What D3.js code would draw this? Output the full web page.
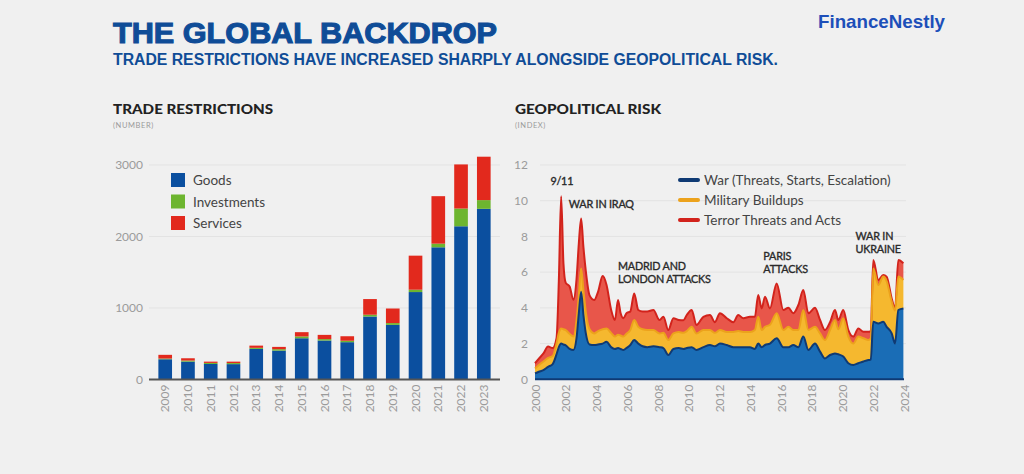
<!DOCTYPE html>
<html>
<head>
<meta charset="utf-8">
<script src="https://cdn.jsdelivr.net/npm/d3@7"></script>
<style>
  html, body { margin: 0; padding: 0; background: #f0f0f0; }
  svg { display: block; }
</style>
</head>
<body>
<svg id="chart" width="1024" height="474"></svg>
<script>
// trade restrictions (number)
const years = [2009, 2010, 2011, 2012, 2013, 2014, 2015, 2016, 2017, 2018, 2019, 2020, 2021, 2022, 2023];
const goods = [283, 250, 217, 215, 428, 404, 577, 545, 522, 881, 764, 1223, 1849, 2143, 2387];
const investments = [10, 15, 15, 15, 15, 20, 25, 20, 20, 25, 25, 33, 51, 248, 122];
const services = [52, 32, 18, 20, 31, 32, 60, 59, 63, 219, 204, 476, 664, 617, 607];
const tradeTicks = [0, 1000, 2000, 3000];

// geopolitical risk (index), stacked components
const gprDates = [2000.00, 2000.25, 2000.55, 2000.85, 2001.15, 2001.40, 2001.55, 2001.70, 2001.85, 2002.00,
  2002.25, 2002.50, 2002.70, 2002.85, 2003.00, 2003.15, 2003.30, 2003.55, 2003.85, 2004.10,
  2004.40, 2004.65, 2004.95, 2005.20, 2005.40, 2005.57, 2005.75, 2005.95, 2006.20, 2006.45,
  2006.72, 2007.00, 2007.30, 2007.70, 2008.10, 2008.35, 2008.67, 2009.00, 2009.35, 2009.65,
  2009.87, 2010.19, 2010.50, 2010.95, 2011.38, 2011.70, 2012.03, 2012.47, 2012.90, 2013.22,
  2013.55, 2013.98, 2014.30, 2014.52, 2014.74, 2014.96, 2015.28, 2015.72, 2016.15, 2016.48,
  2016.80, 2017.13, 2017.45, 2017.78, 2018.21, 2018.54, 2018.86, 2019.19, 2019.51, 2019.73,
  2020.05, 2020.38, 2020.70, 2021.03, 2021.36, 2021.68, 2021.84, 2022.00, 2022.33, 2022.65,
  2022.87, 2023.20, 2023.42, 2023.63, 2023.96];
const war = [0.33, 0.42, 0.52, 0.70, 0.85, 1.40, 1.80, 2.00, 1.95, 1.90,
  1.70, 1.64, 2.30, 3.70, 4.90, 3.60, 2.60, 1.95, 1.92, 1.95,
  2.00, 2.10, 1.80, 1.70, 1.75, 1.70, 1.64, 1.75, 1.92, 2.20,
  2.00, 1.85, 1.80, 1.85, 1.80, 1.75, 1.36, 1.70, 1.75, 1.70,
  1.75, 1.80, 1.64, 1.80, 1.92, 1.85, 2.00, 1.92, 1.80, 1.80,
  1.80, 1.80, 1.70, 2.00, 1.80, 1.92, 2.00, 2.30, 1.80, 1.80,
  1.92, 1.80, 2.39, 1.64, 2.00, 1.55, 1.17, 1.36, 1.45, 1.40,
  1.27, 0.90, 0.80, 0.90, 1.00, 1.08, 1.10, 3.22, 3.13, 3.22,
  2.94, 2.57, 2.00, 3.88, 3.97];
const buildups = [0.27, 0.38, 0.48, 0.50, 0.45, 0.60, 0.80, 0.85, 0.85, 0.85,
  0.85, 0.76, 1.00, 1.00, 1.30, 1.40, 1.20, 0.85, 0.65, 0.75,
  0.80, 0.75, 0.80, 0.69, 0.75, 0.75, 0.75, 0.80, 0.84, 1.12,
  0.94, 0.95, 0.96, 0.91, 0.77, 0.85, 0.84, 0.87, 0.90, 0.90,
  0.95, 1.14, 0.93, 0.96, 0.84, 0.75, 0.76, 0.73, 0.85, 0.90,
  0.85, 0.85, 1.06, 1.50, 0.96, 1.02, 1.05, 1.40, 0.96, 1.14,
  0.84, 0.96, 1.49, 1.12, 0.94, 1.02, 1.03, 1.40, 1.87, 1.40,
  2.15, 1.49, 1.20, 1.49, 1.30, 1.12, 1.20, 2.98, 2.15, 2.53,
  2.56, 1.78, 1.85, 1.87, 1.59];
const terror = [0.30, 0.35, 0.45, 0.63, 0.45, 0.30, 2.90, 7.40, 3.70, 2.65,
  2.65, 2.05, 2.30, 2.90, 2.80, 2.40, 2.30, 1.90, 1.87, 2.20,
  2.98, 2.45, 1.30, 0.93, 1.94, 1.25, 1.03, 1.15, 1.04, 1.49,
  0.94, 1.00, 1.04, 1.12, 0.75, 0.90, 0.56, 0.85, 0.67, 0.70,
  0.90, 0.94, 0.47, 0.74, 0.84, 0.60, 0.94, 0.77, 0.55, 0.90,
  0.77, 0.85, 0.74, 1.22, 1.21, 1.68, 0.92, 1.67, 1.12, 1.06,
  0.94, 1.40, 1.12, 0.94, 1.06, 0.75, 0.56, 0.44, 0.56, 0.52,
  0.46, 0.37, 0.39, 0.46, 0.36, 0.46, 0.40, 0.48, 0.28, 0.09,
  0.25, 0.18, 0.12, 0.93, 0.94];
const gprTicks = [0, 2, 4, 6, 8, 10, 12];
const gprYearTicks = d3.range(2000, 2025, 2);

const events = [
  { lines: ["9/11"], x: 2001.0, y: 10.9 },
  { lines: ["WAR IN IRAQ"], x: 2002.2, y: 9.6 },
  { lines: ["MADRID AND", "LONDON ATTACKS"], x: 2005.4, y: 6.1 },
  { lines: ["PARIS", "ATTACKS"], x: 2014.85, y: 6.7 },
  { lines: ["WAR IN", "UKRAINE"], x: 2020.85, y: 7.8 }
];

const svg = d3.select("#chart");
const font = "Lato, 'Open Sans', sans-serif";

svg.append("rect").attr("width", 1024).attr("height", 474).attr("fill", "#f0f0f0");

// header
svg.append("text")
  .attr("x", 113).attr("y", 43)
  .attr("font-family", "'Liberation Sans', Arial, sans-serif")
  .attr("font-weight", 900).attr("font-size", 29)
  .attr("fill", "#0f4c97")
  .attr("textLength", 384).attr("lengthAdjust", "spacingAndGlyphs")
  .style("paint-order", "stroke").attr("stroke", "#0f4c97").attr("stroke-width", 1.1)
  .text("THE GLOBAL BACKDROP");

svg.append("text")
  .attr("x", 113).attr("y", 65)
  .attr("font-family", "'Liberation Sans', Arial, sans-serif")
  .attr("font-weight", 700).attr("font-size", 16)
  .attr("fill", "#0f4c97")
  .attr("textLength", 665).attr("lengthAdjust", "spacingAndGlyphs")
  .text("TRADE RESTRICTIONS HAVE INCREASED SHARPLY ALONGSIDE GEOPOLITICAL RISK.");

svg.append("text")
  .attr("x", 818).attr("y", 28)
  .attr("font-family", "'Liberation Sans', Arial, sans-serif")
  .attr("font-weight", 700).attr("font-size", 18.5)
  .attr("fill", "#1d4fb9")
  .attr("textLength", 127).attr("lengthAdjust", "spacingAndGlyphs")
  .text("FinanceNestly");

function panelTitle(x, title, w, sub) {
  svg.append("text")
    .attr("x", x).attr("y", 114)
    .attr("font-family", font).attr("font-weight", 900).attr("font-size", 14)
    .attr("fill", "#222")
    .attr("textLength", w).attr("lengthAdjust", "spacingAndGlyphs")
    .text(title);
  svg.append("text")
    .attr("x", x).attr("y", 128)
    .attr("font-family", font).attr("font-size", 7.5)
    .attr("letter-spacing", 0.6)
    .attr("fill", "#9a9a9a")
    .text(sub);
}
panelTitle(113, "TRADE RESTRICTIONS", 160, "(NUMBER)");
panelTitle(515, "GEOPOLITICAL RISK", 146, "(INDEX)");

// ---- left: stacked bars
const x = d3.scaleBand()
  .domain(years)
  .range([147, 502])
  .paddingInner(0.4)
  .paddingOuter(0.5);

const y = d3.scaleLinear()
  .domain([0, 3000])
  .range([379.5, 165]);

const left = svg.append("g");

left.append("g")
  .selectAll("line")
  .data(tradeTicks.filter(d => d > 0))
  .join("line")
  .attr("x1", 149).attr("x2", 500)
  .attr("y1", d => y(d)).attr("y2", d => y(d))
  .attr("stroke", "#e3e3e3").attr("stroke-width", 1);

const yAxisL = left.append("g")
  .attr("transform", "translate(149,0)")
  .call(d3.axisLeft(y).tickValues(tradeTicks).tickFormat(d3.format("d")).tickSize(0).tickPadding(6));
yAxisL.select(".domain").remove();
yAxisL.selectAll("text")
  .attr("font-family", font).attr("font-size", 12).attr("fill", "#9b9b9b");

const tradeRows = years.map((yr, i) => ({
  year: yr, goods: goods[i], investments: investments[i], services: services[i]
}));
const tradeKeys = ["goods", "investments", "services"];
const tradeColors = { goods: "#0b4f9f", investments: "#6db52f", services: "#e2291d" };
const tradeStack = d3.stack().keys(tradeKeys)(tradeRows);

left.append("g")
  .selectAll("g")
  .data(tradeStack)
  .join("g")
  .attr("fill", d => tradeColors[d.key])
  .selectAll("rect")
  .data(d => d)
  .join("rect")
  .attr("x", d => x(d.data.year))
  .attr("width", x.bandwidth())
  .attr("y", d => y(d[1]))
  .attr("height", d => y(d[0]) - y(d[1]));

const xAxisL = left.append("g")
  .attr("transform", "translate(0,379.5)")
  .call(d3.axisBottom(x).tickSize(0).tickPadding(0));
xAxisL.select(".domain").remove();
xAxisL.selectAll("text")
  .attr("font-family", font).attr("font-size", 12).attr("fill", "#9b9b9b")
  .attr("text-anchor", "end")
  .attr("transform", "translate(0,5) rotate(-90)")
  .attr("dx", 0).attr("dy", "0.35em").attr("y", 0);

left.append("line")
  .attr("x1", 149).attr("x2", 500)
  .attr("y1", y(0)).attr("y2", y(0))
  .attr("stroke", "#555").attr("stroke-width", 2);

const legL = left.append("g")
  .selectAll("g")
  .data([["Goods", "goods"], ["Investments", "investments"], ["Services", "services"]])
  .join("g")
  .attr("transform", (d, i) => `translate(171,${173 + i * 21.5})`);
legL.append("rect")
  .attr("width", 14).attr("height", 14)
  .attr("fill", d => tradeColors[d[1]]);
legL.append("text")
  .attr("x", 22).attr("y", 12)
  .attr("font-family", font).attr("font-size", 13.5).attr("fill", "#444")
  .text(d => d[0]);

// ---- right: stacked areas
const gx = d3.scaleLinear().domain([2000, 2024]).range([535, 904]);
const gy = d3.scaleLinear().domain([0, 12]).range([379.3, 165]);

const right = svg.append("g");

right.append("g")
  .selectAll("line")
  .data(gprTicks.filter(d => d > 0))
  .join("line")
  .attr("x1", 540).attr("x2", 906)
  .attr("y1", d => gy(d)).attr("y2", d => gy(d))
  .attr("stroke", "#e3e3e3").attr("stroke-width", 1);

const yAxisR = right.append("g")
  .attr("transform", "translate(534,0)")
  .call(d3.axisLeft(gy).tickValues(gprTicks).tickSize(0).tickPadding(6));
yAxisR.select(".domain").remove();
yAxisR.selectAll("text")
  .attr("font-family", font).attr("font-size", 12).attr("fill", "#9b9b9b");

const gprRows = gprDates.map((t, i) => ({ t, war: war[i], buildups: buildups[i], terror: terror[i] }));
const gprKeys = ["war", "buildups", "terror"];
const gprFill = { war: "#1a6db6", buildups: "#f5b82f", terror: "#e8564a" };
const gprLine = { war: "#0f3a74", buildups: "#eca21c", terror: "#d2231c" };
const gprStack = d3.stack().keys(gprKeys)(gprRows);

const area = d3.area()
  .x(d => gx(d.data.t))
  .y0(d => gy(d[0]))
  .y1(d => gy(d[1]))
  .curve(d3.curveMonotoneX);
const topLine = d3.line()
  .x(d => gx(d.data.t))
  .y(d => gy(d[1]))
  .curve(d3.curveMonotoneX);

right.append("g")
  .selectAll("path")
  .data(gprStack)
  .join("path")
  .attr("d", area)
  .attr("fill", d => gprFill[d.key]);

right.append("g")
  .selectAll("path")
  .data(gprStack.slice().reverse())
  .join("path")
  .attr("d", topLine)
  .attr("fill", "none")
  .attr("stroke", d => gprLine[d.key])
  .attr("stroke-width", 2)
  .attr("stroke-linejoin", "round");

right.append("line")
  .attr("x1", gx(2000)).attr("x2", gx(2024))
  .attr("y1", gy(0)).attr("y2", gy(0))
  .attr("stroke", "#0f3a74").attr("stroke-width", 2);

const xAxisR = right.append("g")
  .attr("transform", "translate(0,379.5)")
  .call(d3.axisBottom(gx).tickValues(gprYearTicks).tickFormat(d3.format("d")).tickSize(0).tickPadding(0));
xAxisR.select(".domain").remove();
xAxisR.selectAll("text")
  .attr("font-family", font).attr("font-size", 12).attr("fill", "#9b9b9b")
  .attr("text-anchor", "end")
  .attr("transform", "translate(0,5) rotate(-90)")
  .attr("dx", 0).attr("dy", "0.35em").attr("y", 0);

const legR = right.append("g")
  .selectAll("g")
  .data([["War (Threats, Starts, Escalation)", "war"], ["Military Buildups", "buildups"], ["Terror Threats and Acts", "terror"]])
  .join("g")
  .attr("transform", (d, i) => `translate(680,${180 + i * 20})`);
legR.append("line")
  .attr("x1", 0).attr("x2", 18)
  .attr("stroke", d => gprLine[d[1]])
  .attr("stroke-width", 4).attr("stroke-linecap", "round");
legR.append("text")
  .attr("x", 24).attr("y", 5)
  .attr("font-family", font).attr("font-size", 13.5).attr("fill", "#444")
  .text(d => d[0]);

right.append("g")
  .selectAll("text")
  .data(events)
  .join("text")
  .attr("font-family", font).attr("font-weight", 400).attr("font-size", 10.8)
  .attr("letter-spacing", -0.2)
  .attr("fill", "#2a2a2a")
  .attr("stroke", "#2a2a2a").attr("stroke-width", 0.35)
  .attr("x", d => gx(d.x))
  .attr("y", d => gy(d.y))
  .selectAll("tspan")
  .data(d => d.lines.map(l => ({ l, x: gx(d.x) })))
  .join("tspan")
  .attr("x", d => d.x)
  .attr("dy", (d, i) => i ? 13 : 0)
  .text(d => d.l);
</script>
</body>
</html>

#### Direction:
Your task is to restate word for word the lines from the top of the data to the line containing "const tradeTicks = [0, 1000, 2000, 3000];", both ends included, with every picture left out.

#### Final answer:
What D3.js code would draw this? Output the full web page.
<!DOCTYPE html>
<html>
<head>
<meta charset="utf-8">
<script src="https://cdn.jsdelivr.net/npm/d3@7"></script>
<style>
  html, body { margin: 0; padding: 0; background: #f0f0f0; }
  svg { display: block; }
</style>
</head>
<body>
<svg id="chart" width="1024" height="474"></svg>
<script>
// trade restrictions (number)
const years = [2009, 2010, 2011, 2012, 2013, 2014, 2015, 2016, 2017, 2018, 2019, 2020, 2021, 2022, 2023];
const goods = [283, 250, 217, 215, 428, 404, 577, 545, 522, 881, 764, 1223, 1849, 2143, 2387];
const investments = [10, 15, 15, 15, 15, 20, 25, 20, 20, 25, 25, 33, 51, 248, 122];
const services = [52, 32, 18, 20, 31, 32, 60, 59, 63, 219, 204, 476, 664, 617, 607];
const tradeTicks = [0, 1000, 2000, 3000];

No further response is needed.